L’avis de Rem : Decarnation, Songe introspectif dans les limbes
En cette funeste journée, nous allons nous attarder sur Decarnation, le premier jeu du studio français Atelier QDB et édité par Shiro Unlimited.
Cette plongée psychédélique horrifique en pixel art est disponible depuis le 31 mai 2023 sur PC et Nintendo Switch.
Expérience unique mélangeant introspection et narration fantasmagorique, Decarnation parvient-il à éviter les pièges d’une mésaventure se perdant dans un labyrinthe de bonnes intentions ?
Paris, 1990.
Gloria Debaste est une danseuse de cabaret amenée à voir sa vie drastiquement basculer suite à un évènement tragique.

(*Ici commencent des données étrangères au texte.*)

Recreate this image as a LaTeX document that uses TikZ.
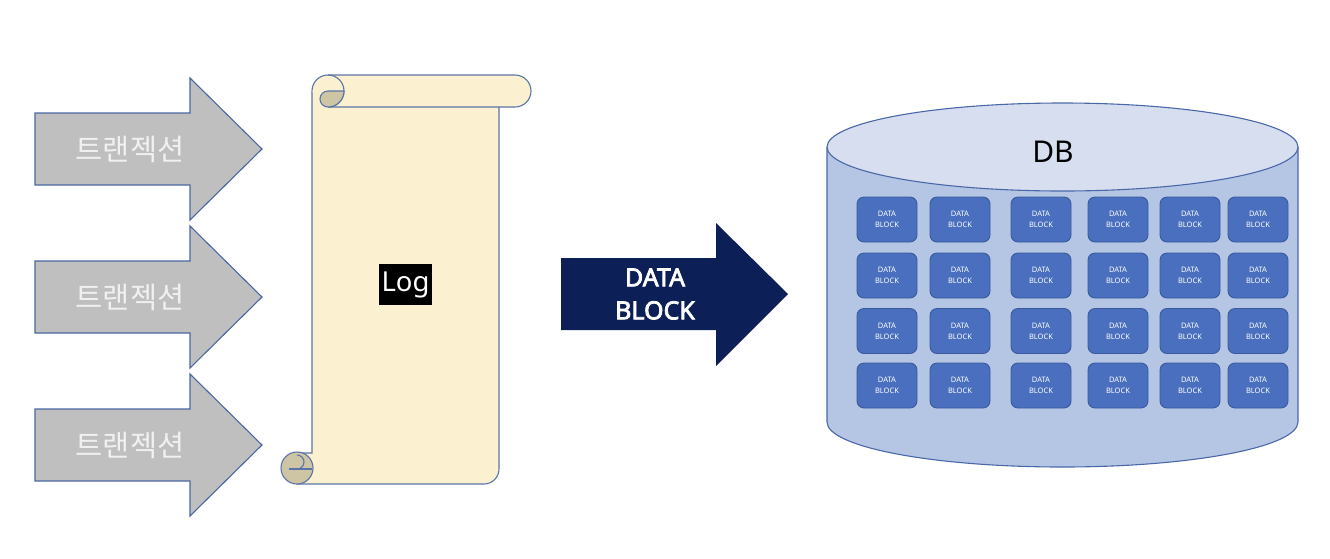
\documentclass[tikz,border=0pt]{standalone}
\usepackage{fontspec}
\setmainfont{Noto Sans}
\newfontfamily\kr{Noto Sans CJK KR}
\newfontfamily\boldsans{Noto Sans}[FakeBold=3]
\usepackage{tikz}
\definecolor{trgray}{HTML}{BFBFBF}
\definecolor{trline}{HTML}{4A67A1}
\definecolor{scrollfill}{HTML}{FBF0CF}
\definecolor{scrolledge}{HTML}{5B74A7}
\definecolor{curlfill}{HTML}{CEC5A5}
\definecolor{navy}{HTML}{0C1F57}
\definecolor{dbtop}{HTML}{D6DEF0}
\definecolor{dbside}{HTML}{B5C5E4}
\definecolor{dbedge}{HTML}{4A68A8}
\definecolor{blockfill}{HTML}{4A6FBF}
\definecolor{blockedge}{HTML}{3B5A9C}
\tikzset{
  grayarrow/.style={fill=trgray, draw=trline, line width=1.1pt},
  trtext/.style={text=white!94!black, font=\kr\fontsize{29.5}{32}\selectfont},
  scroll/.style={fill=scrollfill, draw=scrolledge, line width=1.1pt},
  curl/.style={fill=curlfill, draw=scrolledge, line width=1.1pt},
  scrollline/.style={draw=scrolledge, line width=1.1pt},
  logbox/.style={fill=black, text=white, inner sep=0pt, minimum width=53pt,
        minimum height=41pt, font=\fontsize{27.5}{30}\selectfont},
  arrowtext/.style={text=white, align=center,
        font=\boldsans\fontsize{25}{33}\selectfont},
  dbside/.style={fill=dbside, draw=dbedge, line width=1.1pt},
  dbtop/.style={fill=dbtop, draw=dbedge, line width=1.1pt},
  datablock/.style={fill=blockfill, draw=blockedge, line width=0.9pt,
        rounded corners=7pt, minimum width=60pt, minimum height=45pt,
        inner sep=0pt, text=white, align=center,
        font=\fontsize{7.5}{11}\selectfont}
}

\begin{document}
\begin{tikzpicture}[x=1pt, y=-1pt]
        \useasboundingbox (0,0) rectangle (1330,558);

        % transactions
        \foreach \c [count=\i] in {149,297,445} {
            \filldraw[grayarrow] (35,\c-36) -- (190,\c-36) -- (190,\c-71)
                -- (262,\c) -- (190,\c+71) -- (190,\c+36) -- (35,\c+36) -- cycle;
            \node[trtext] (tr\i) at (130,\c) {트랜젝션};
        }

        % log scroll
        \filldraw[scroll] (312,91) -- (312,453) -- (297,453) -- (297,484)
            -- (484,484) arc[start angle=90, end angle=0, radius=15] -- (499,107);
        \filldraw[scroll] (312,91) arc[start angle=180, end angle=270, radius=16]
            -- (515,75) arc[start angle=-90, end angle=90, radius=16] -- (328,107);
        \draw[scrollline] (328,75) arc[start angle=-90, end angle=90, radius=16];
        \filldraw[curl] (344,91) arc[start angle=0, end angle=90, radius=16]
            arc[start angle=90, end angle=270, radius=8] -- cycle;
        \filldraw[curl] (297,468) circle[radius=16];
        \draw[scrollline] (289,469) -- (312,469);
        \draw[scrollline] (297,469) arc[start angle=90, end angle=-90, radius=7];
        \node[logbox] (log) at (405.5,284.5) {Log};

        % data block arrow
        \fill[navy] (561,258) -- (716,258) -- (716,223) -- (788,294)
            -- (716,366) -- (716,330) -- (561,330) -- cycle;
        \node[arrowtext] (blk) at (655,294) {DATA\\BLOCK};

        % database
        \filldraw[dbside] (827,147) -- (827,422)
            arc[start angle=180, end angle=0, x radius=235.5, y radius=45]
            -- (1298,147);
        \filldraw[dbtop] (1062.5,147) ellipse[x radius=235.5, y radius=44];
        \node[font=\fontsize{30}{34}\selectfont] (db) at (1053,152) {DB};

        \foreach \y [count=\r] in {219.5,275.5,331,385.5}
            \foreach \x [count=\k] in {887,960,1041,1118,1190,1258}
                \node[datablock] (b\r\k) at (\x,\y) {DATA\\BLOCK};
\end{tikzpicture}
\end{document}
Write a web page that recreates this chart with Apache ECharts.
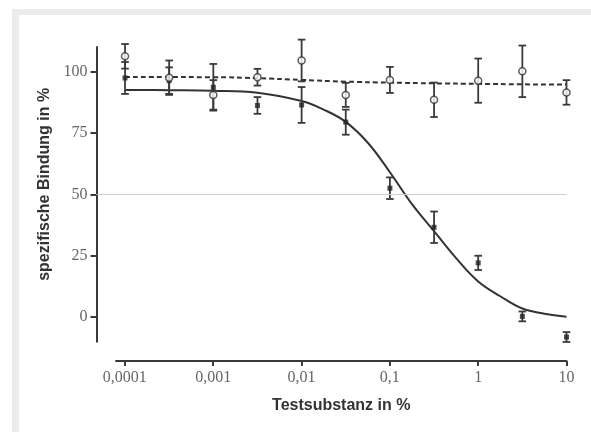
<!DOCTYPE html>
<html>
<head>
<meta charset="utf-8">
<script src="https://cdn.jsdelivr.net/npm/echarts@6/dist/echarts.min.js"></script>
<style>
  html, body { margin: 0; padding: 0; background: #fff; }
  .frame {
    position: absolute; left: 12px; top: 9px; right: 0; bottom: 0;
    border-top: 6px solid #ececec; border-left: 7px solid #ececec;
  }
  #chart { position: absolute; left: 0; top: 0; width: 591px; height: 432px; }
</style>
</head>
<body>
<div class="frame"></div>
<div id="chart"></div>
<script>
// Konzentrationen als log10-Werte (0,0001 ... 10 %, halbe Dekaden)
const logConc = [-4, -3.5, -3, -2.5, -2, -1.5, -1, -0.5, 0, 0.5, 1]

// gefüllte Quadrate (Mittelwert, Fehler)
const filledMean = [97.4, 96.3, 93.6, 86.2, 86.4, 79.4, 52.5, 36.6, 22.1, 0.3, -8.1]
const filledErr = [6.5, 5.4, 9.5, 3.4, 7.3, 5.1, 4.4, 6.4, 2.9, 2.0, 2.0]

// offene Kreise (Mittelwert, Fehler)
const openMean = [106.2, 97.5, 90.5, 97.7, 104.5, 90.5, 96.6, 88.5, 96.3, 100.1, 91.5]
const openErr = [5.0, 7.0, 6.0, 3.4, 8.5, 4.9, 5.3, 7.0, 9.0, 10.5, 5.0]

// Kurven
const fitX = [-4, -3.5, -3, -2.5, -2, -1.75, -1.5, -1.25, -1, -0.75, -0.5, -0.25, 0, 0.25, 0.5, 0.75, 1]
const fitSolid = [92.5, 92.4, 92.2, 91.4, 88.0, 84.5, 79.5, 71.0, 59.0, 46.0, 35.0, 24.0, 14.5, 8.5, 3.5, 1.4, 0.2]
const fitDashX = [-4, -3, -2.5, -2, -1.5, -1, -0.5, 0, 0.5, 1]
const fitDashed = [97.8, 97.7, 97.3, 96.6, 95.9, 95.5, 95.2, 95.0, 94.8, 94.7]

// Achsen
const xTickValues = [-4, -3, -2, -1, 0, 1]
const xTickLabels = ['0,0001', '0,001', '0,01', '0,1', '1', '10']
const yTickValues = [0, 25, 50, 75, 100]

const chart = echarts.init(document.getElementById('chart'))

const zip = (xs, ys) => xs.map((x, i) => [x, ys[i]])
const zip3 = (xs, ys, es) => xs.map((x, i) => [x, ys[i], es[i]])

const errorBars = (data) => ({
  type: 'custom',
  xAxisIndex: 0,
  yAxisIndex: 0,
  z: 3,
  data: data,
  renderItem: (params, api) => {
    const x = api.value(0)
    const y = api.value(1)
    const e = api.value(2)
    const top = api.coord([x, y + e])
    const bot = api.coord([x, y - e])
    const w = 3.8
    const style = { stroke: '#3a3a3a', lineWidth: 1.8 }
    return {
      type: 'group',
      children: [
        { type: 'line', shape: { x1: top[0], y1: top[1], x2: bot[0], y2: bot[1] }, style },
        { type: 'line', shape: { x1: top[0] - w, y1: top[1], x2: top[0] + w, y2: top[1] }, style },
        { type: 'line', shape: { x1: bot[0] - w, y1: bot[1], x2: bot[0] + w, y2: bot[1] }, style }
      ]
    }
  }
})

const labelFont = {
  color: '#666',
  fontFamily: 'Liberation Serif',
  fontSize: 16
}

const nameFont = {
  color: '#333',
  fontFamily: 'Liberation Sans',
  fontWeight: 'bold',
  fontSize: 16
}

const option = {
  animation: false,
  grid: [
    { left: 96.5, right: 24.5, top: 47, bottom: 90.3 },
    { left: 116, right: 24.5, top: 47, bottom: 90.3 }
  ],
  xAxis: [
    { type: 'value', gridIndex: 0, min: -4.323, max: 1, show: false },
    {
      type: 'value',
      gridIndex: 1,
      min: -4.1,
      max: 1,
      offset: 19.3,
      name: 'Testsubstanz in %',
      nameLocation: 'middle',
      nameGap: 37,
      nameTextStyle: nameFont,
      axisLine: { onZero: false, lineStyle: { color: '#3a3a3a', width: 2 } },
      axisTick: { customValues: xTickValues, length: 5, lineStyle: { color: '#3a3a3a', width: 2 } },
      axisLabel: {
        customValues: xTickValues,
        margin: 9,
        ...labelFont,
        formatter: (v) => xTickLabels[xTickValues.indexOf(v)]
      },
      splitLine: { show: false }
    }
  ],
  yAxis: [
    {
      type: 'value',
      gridIndex: 0,
      min: -10,
      max: 110,
      name: 'spezifische Bindung in %',
      nameLocation: 'middle',
      nameGap: 41,
      nameTextStyle: { ...nameFont, padding: [0, 0, 0, 20] },
      axisLine: { show: true, onZero: false, lineStyle: { color: '#3a3a3a', width: 2 } },
      axisTick: { show: true, customValues: yTickValues, length: 6, lineStyle: { color: '#3a3a3a', width: 2 } },
      axisLabel: { customValues: yTickValues, margin: 9, ...labelFont },
      splitLine: { show: false }
    },
    { type: 'value', gridIndex: 1, min: -10, max: 110, show: false }
  ],
  series: [
    {
      type: 'line',
      xAxisIndex: 0,
      yAxisIndex: 0,
      data: zip(fitDashX, fitDashed),
      smooth: true,
      showSymbol: false,
      z: 1,
      lineStyle: { color: '#333', width: 2, type: [5, 3] },
      markLine: {
        silent: true,
        symbol: 'none',
        label: { show: false },
        lineStyle: { color: '#cfcfcf', width: 1, type: 'solid' },
        data: [{ yAxis: 50 }]
      }
    },
    {
      type: 'line',
      xAxisIndex: 0,
      yAxisIndex: 0,
      data: zip(fitX, fitSolid),
      smooth: 0.4,
      showSymbol: false,
      z: 2,
      lineStyle: { color: '#333', width: 2 }
    },
    errorBars(zip3(logConc, filledMean, filledErr)),
    errorBars(zip3(logConc, openMean, openErr)),
    {
      type: 'scatter',
      xAxisIndex: 0,
      yAxisIndex: 0,
      data: zip(logConc, filledMean),
      symbol: 'rect',
      symbolSize: 5,
      z: 4,
      itemStyle: { color: '#222' }
    },
    {
      type: 'scatter',
      xAxisIndex: 0,
      yAxisIndex: 0,
      data: zip(logConc, openMean),
      symbol: 'circle',
      symbolSize: 7,
      z: 5,
      itemStyle: { color: '#fff', borderColor: '#333', borderWidth: 1.5 }
    }
  ]
}

chart.setOption(option)
</script>
</body>
</html>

Si la vie de Gloria semble être ancrée dans une routine quotidienne, Decarnation vous fait rapidement comprendre que le passé du personnage est pavé d’expériences, accompagnées de l’impact que celles-ci peuvent avoir sur son mental.
Pas toujours très clair quant à ces évènements antérieurs, le jeu se charge de remettre en contexte la vie sociale et familiale de Gloria, afin de donner plus de consistance au personnage. Pourtant, l’aventure jouera constamment sur les non-dits préférant tout miser sur sa scénographie de manière à promulguer son message.
Pour cause, la narration et l’ambiance visuelle s’appuient sur de grands noms du genre « horrifique/introspectif/fantasmagorique/… » et j’en passe. Vous retrouverez dans les inspirations les plus évidentes le travail de réalisateurs tels que David Lynch (Twin Peaks, Mulholland Drive, Blue Velvet, …), Satoshi Kon (Perfect Blue, Paprika,..), ou encore des références évidentes à la saga vidéoludique Silent Hill.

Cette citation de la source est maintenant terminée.